OPINIÃO

Por Paolo D’Aprile

 

Mas um dia, nós nem pode se alembrá
Veio os homis com as ferramentas
O dono mandô derrubá

Tipo assim: os caras que deveriam zelar, fazem exatamente o contrário, e o resto que se exploda.

Tipo assim: poderia eu escrever os nomes dos integrantes da corja toda, depois enfrentaria um processo, perderia e deveria pagar indenizações milionárias por calúnia, difamação, danos morais além dos gastos com advogados, claro.

Tipo assim: imaginem a cidade mais monstruosa das Américas, a maior de todas, fundada por um grupelho de padrecos jesuítas com a ajuda do latifúndio incipiente de quinhentos anos atrás; uma cidade nascida sobre o sangue do etnocídio e o epistemicídio indígena e que estagnou por séculos sob o braço armado de bandeirantes e traficantes de pessoas.

Tipo assim: imaginem essa mesma cidade que de repente começa a crescer como nenhuma outra no mundo, abrigando imigrantes do país inteiro que enxergam nela o novo eldorado, mas nela encontram morros e barracos, cortiços e favelas; imaginem europeus aos milhares chegando com uma mão na frente outra atrás para trabalhar em fábricas insalubres, construindo impérios econômicos aos quais nunca terão acesso.

Tipo assim: apesar de tudo, de imensas dificuldades, a cidade molda uma identidade peculiar e, em algum momento, em alguns pontos específicos, consegue criar um tipo de convívio social único, em que as gentes de todo lugar inventam seu cotidiano pela vontade de preservar identidades e tradições.

Tipo assim: imaginem um bairro construído entre vielas, ladeiras, casarões e sobradinhos, teatros e cantinas, igrejas antigas, festas populares calabresas e espetaculares ensaios de escolas de samba.

Tipo assim: imaginem um bairro encravado no centro dessa cidade monstruosa, entre avenidas radiais, viadutos, pontilhões, com escadarias e jardins, com artesãos trabalhando na calçada, nascentes e bicas, grupinhos de senhoras de bobies e roupão gastando a lábia ferina na porta de casa, crianças na pracinha e o busto de um palhaço triste, cantor e poeta desse bairro de italianos e negros: nada a ver, tudo a ver.

Tipo assim: aqueles que deveriam zelar por tudo isso, aqueles que deveriam garantir a incolumidade desse ambiente único, dessa história sem fim, dessa gente toda, aqueles que deveriam cuidar de tudo, na realidade estão trabalhando para aniquilar, para que não reste pedra sobre pedra. Já permitiram a demolição de um imenso lote. Adeus casinhas, sobrados, mulheres de roupão, padaria de esquina, adeus. No lugar querem construir um prédio daqueles, vinte, trinta andares.

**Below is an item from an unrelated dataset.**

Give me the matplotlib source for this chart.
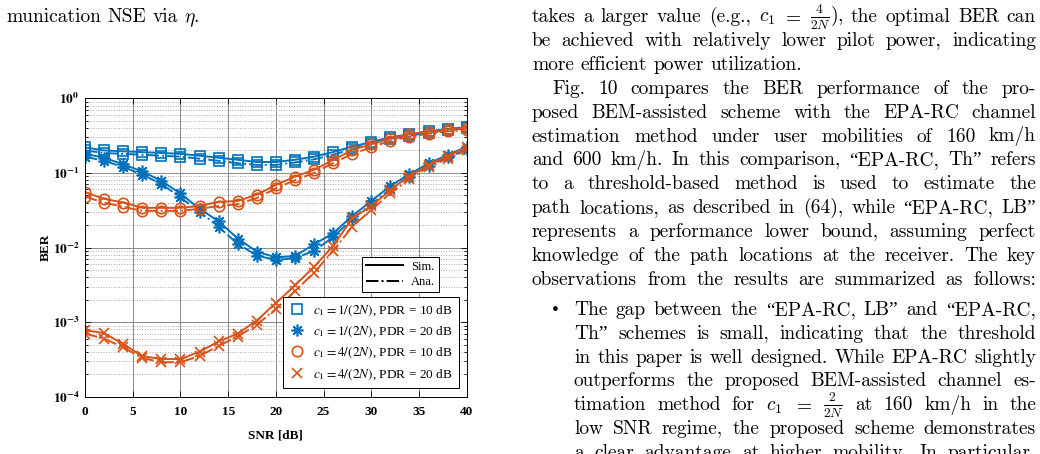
import numpy as np
import matplotlib
matplotlib.use("Agg")
import matplotlib.pyplot as plt
from matplotlib.lines import Line2D
from matplotlib.ticker import FuncFormatter, LogLocator, NullFormatter, MultipleLocator

# DATA

snr = np.arange(0, 41, 2)

sq_sim = [0.22, 0.20, 0.195, 0.19, 0.185, 0.18, 0.17, 0.16, 0.15, 0.14, 0.14,
          0.15, 0.165, 0.19, 0.225, 0.26, 0.30, 0.33, 0.36, 0.39, 0.41]
sq_ana = [0.20, 0.185, 0.18, 0.175, 0.17, 0.165, 0.155, 0.145, 0.135, 0.128, 0.128,
          0.138, 0.152, 0.175, 0.21, 0.245, 0.285, 0.315, 0.345, 0.375, 0.395]

st_sim = [0.18, 0.16, 0.13, 0.105, 0.078, 0.053, 0.033, 0.0225, 0.0132, 0.0088, 0.0074,
          0.0077, 0.011, 0.0155, 0.0264, 0.042, 0.067, 0.096, 0.134, 0.174, 0.224]
st_ana = [0.165, 0.145, 0.12, 0.095, 0.071, 0.047, 0.030, 0.019, 0.0112, 0.0078, 0.0068,
          0.0072, 0.009, 0.0138, 0.024, 0.038, 0.061, 0.089, 0.125, 0.162, 0.205]

ci_sim = [0.055, 0.045, 0.040, 0.034, 0.034, 0.034, 0.036, 0.041, 0.042, 0.051, 0.069,
          0.089, 0.11, 0.149, 0.203, 0.242, 0.29, 0.33, 0.356, 0.385, 0.40]
ci_ana = [0.048, 0.040, 0.035, 0.031, 0.031, 0.031, 0.033, 0.036, 0.038, 0.046, 0.062,
          0.080, 0.10, 0.135, 0.18, 0.22, 0.27, 0.305, 0.335, 0.36, 0.375]

x_sim = [7.8e-4, 7.1e-4, 5.1e-4, 3.5e-4, 3.2e-4, 3.2e-4, 4.0e-4, 5.5e-4, 7.0e-4, 1.05e-3, 1.8e-3,
         3.1e-3, 5.5e-3, 0.0105, 0.0245, 0.036, 0.059, 0.091, 0.128, 0.169, 0.22]
x_ana = [7.0e-4, 6.0e-4, 4.6e-4, 3.3e-4, 2.9e-4, 2.9e-4, 3.5e-4, 4.8e-4, 6.4e-4, 9.2e-4, 1.5e-3,
         2.6e-3, 4.6e-3, 9.0e-3, 0.019, 0.032, 0.053, 0.083, 0.12, 0.155, 0.20]

series_labels = [r"$c_1 = 1/(2N)$, PDR = 10 dB",
                 r"$c_1 = 1/(2N)$, PDR = 20 dB",
                 r"$c_1 = 4/(2N)$, PDR = 10 dB",
                 r"$c_1 = 4/(2N)$, PDR = 20 dB"]

# page text around the figure
left_lines = [r"munication NSE via $\eta$."]
right_lines = [
    r"takes a larger value (e.g., $c_1$ $=$ $\frac{4}{2N}$), the optimal BER can",
    "be achieved with relatively lower pilot power, indicating",
    "more efficient power utilization.",
    "Fig. 10 compares the BER performance of the pro-",
    "posed BEM-assisted scheme with the EPA-RC channel",
    "estimation method under user mobilities of 160 km/h",
    "and 600 km/h. In this comparison, \u201cEPA-RC, Th\u201d refers",
    "to a threshold-based method is used to estimate the",
    "path locations, as described in (64), while \u201cEPA-RC, LB\u201d",
    "represents a performance lower bound, assuming perfect",
    "knowledge of the path locations at the receiver. The key",
    "observations from the results are summarized as follows:",
]
bullet_lines = [
    "The gap between the \u201cEPA-RC, LB\u201d and \u201cEPA-RC,",
    "Th\u201d schemes is small, indicating that the threshold",
    "in this paper is well designed. While EPA-RC slightly",
    "outperforms the proposed BEM-assisted channel es-",
    r"timation method for $c_1$ $=$ $\frac{2}{2N}$ at 160 km/h in the",
    "low SNR regime, the proposed scheme demonstrates",
    "a clear advantage at higher mobility. In particular,",
]

W, H = 1040, 454
BLUE = "#0072BD"
ORANGE = "#D95319"
SERIF = "Liberation Serif"
PAGE_FONT = ["cmr10", "Liberation Serif"]
PAGE_SIZE = 14

plt.rcParams["font.family"] = SERIF
plt.rcParams["mathtext.fontset"] = "stix"

fig = plt.figure(figsize=(W / 100, H / 100), dpi=100)
renderer = fig.canvas.get_renderer()


# TEXT HELPERS


def put_line(text, x0, x1, y, size=PAGE_SIZE, justify=True):
    words = text.split(" ")
    objs = []
    for w in words:
        t = fig.text(0, 1 - y / H, w, fontsize=size, family=PAGE_FONT,
                     math_fontfamily="cm", va="baseline", ha="left")
        objs.append(t)
    widths = [t.get_window_extent(renderer).width for t in objs]
    if justify and len(objs) > 1:
        gap = (x1 - x0 - sum(widths)) / (len(objs) - 1)
    else:
        gap = size * 100 / 72 * 0.33
    x = x0
    for t, w in zip(objs, widths):
        t.set_x(x / W)
        x += w + gap


# PLOT

ax = fig.add_axes([85 / W, 1 - 396.7 / H, 381.7 / W, 298.4 / H])

styles = [
    (sq_sim, sq_ana, BLUE, "s", 6.5),
    (st_sim, st_ana, BLUE, (8, 2, 0), 8.5),
    (ci_sim, ci_ana, ORANGE, "o", 7.5),
    (x_sim, x_ana, ORANGE, "x", 6.5),
]

for sim, ana, col, mk, ms in styles:
    ax.plot(snr, sim, "-", color=col, lw=1.4, marker=mk, ms=ms,
            mfc="none", mec=col, mew=1.2)
    ax.plot(snr, ana, "-.", color=col, lw=1.4, marker=mk, ms=ms,
            mfc="none", mec=col, mew=1.2)

ax.set_yscale("log")
ax.set_xlim(0, 40)
ax.set_ylim(1e-4, 1)
ax.xaxis.set_major_locator(MultipleLocator(5))
ax.yaxis.set_major_locator(LogLocator(base=10, numticks=10))
ax.yaxis.set_minor_locator(LogLocator(base=10, subs=np.arange(2, 10), numticks=10))
ax.yaxis.set_major_formatter(FuncFormatter(lambda v, p: r"$\mathbf{10^{%d}}$" % round(np.log10(v))))
ax.yaxis.set_minor_formatter(NullFormatter())

ax.grid(True, which="major", color="#8a8a8a", lw=0.7)
ax.grid(True, which="minor", axis="y", ls=":", color="#a8a8a8", lw=0.7)
ax.set_axisbelow(True)

ax.tick_params(which="both", direction="in", top=True, right=True, width=0.6)
ax.tick_params(which="major", length=4, labelsize=9.5, pad=4)
ax.tick_params(axis="x", which="major", pad=7)
ax.tick_params(which="minor", length=2)
for lab in ax.get_xticklabels():
    lab.set_fontweight("bold")
for sp in ax.spines.values():
    sp.set_linewidth(0.7)

ax.set_xlabel("SNR [dB]", fontsize=9.5, fontweight="bold")
ax.set_ylabel("BER", fontsize=9.5, fontweight="bold")
ax.xaxis.set_label_coords(0.5, -0.11)
ax.yaxis.set_label_coords(-0.088, 0.5)

# line-style legend
style_handles = [Line2D([], [], color="black", lw=1.4, ls="-"),
                 Line2D([], [], color="black", lw=1.4, ls="-.")]
leg1 = ax.legend(style_handles, ["Sim.", "Ana."], loc="upper right",
                 bbox_to_anchor=(0.927, 0.468), borderaxespad=0, fontsize=9,
                 handlelength=3.0, handletextpad=0.6, labelspacing=0.25,
                 borderpad=0.3, fancybox=False, framealpha=1, edgecolor="black")
leg1.get_frame().set_linewidth(0.7)
ax.add_artist(leg1)

# marker legend
marker_handles = [Line2D([], [], ls="none", marker=mk, ms=ms, mfc="none",
                         mec=col, mew=1.2, color=col)
                  for _, _, col, mk, ms in styles]
leg2 = ax.legend(marker_handles, series_labels, loc="upper right",
                 bbox_to_anchor=(0.98, 0.334), borderaxespad=0, fontsize=9.6,
                 handlelength=1.2, handletextpad=0.6, labelspacing=0.5,
                 borderpad=0.45, fancybox=False, framealpha=1, edgecolor="black")
leg2.get_frame().set_linewidth(0.7)

# PAGE TEXT

put_line(left_lines[0], 6, 480, 22, justify=False)

LS = 23.9
y = 22
for i, line in enumerate(right_lines):
    x0 = 552 if line.startswith("Fig.") else 532
    put_line(line, x0, 1036, y, justify=(i != 2))
    y += LS

y += 6
fig.text(552 / W, 1 - y / H, "\u2022", fontsize=PAGE_SIZE, family=SERIF, va="baseline")
for line in bullet_lines:
    put_line(line, 574, 1036, y)
    y += LS

fig.savefig("out.png", dpi=100)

Tipo assim: essas pessoas integram o órgão municipal criado para brecar a especulação imobiliária e preservar o patrimônio histórico, artístico e cultural da cidade.

Tipo assim: decidiram que tudo bem, pode demolir à vontade e construir o prédio.

Tipo assim: o discurso é o de sempre: a cidade não pode parar, o progresso não pode parar, o novo empreendimento vai criar empregos e trazer prosperidade.

Tipo assim: fodam-se vocês, seu bairro, sua feirinha, sua igreja, sua escola de samba, seu busto do palhaço poeta e cantor, sua bica, sua nascente, suas ladeiras, suas escadarias, suas cantinas, suas tradições, sua identidade. Explodam-se todos.

Tipo assim: dito órgão municipal deveria ser formado por notáveis com experiência no ramo, professores, urbanistas, arquitetos, historiadores, deveria estar conectado com a necessidade das comunidades sob ataque, deveria ser o último baluarte contra a barbárie do capital especulativo. Enquanto alguns membros são nomeados por entidades da sociedade civil por notório saber, o poder político que rege a prefeitura indica seus homens para ocupar a presidência e as representações oficiais: uma parte da máquina pública imbricada com os financiamentos privados e os interesses imobiliários.

Tipo assim: quem deveria preservar coladinho com quem já destruiu o lote inteiro. Um criou a possibilidade e o outro foi com tudo.

E agora? Já pensou se escrevesse e publicasse seus nomes? Já pensou a treta em que vou me meter? Tipo assim: vai dar merda. Já deu.